---------- Data ----------

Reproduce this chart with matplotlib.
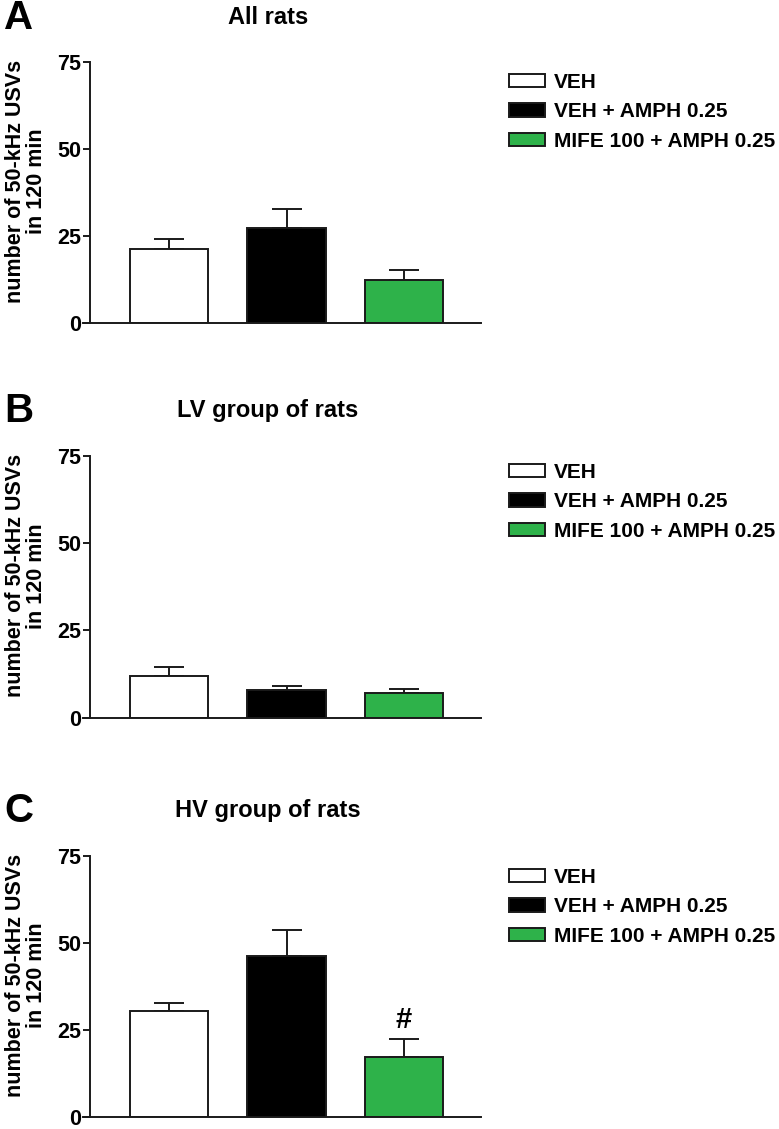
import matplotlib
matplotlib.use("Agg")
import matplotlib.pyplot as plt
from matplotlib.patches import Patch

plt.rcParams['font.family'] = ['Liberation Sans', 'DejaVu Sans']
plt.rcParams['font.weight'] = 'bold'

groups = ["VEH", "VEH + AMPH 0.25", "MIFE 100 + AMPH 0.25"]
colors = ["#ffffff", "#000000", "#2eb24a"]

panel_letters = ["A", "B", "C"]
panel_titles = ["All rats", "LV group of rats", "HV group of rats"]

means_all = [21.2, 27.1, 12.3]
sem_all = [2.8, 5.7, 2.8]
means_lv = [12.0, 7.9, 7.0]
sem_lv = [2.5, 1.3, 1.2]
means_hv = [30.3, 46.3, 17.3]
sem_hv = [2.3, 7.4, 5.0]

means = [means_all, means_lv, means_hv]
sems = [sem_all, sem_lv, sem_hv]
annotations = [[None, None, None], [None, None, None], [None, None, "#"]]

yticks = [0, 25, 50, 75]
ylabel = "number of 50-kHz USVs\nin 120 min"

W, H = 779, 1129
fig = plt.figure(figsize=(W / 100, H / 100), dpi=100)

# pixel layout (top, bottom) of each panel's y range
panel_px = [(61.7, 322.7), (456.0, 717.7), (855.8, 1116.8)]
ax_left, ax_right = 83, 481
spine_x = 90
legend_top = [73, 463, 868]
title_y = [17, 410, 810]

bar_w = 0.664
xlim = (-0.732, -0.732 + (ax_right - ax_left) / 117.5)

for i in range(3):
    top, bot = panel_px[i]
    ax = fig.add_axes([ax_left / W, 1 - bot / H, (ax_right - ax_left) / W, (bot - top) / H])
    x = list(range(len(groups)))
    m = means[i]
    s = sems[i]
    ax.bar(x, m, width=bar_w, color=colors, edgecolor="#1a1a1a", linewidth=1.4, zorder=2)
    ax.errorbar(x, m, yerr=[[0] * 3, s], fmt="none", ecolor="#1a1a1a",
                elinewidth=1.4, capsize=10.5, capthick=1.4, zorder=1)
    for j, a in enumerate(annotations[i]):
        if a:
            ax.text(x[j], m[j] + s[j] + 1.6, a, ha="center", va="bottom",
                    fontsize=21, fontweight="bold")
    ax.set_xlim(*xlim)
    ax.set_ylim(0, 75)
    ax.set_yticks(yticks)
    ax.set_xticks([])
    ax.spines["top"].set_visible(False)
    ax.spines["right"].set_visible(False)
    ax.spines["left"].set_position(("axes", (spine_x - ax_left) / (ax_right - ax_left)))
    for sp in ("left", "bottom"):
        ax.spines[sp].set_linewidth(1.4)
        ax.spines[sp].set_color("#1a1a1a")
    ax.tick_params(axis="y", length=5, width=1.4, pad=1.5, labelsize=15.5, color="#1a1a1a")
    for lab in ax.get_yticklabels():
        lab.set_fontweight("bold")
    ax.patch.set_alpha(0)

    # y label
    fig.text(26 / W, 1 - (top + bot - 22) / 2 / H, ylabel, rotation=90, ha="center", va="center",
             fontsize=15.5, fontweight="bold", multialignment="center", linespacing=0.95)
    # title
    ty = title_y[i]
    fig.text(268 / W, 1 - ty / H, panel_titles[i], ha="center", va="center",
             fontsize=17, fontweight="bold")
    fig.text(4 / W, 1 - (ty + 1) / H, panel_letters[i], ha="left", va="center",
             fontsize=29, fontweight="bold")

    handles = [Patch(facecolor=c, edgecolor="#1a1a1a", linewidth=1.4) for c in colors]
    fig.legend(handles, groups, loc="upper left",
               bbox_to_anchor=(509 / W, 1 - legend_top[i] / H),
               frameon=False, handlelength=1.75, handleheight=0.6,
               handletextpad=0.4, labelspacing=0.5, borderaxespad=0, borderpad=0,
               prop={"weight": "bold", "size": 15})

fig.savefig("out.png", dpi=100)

----------

What the exercise asks: From the first line above to the line containing "xlim = (-0.732, -0.732", repeat each line exactly. Pictures stay out.

Exercise response:
Reproduce this chart with matplotlib.
import matplotlib
matplotlib.use("Agg")
import matplotlib.pyplot as plt
from matplotlib.patches import Patch

plt.rcParams['font.family'] = ['Liberation Sans', 'DejaVu Sans']
plt.rcParams['font.weight'] = 'bold'

groups = ["VEH", "VEH + AMPH 0.25", "MIFE 100 + AMPH 0.25"]
colors = ["#ffffff", "#000000", "#2eb24a"]

panel_letters = ["A", "B", "C"]
panel_titles = ["All rats", "LV group of rats", "HV group of rats"]

means_all = [21.2, 27.1, 12.3]
sem_all = [2.8, 5.7, 2.8]
means_lv = [12.0, 7.9, 7.0]
sem_lv = [2.5, 1.3, 1.2]
means_hv = [30.3, 46.3, 17.3]
sem_hv = [2.3, 7.4, 5.0]

means = [means_all, means_lv, means_hv]
sems = [sem_all, sem_lv, sem_hv]
annotations = [[None, None, None], [None, None, None], [None, None, "#"]]

yticks = [0, 25, 50, 75]
ylabel = "number of 50-kHz USVs\nin 120 min"

W, H = 779, 1129
fig = plt.figure(figsize=(W / 100, H / 100), dpi=100)

# pixel layout (top, bottom) of each panel's y range
panel_px = [(61.7, 322.7), (456.0, 717.7), (855.8, 1116.8)]
ax_left, ax_right = 83, 481
spine_x = 90
legend_top = [73, 463, 868]
title_y = [17, 410, 810]

bar_w = 0.664
xlim = (-0.732, -0.732 + (ax_right - ax_left) / 117.5)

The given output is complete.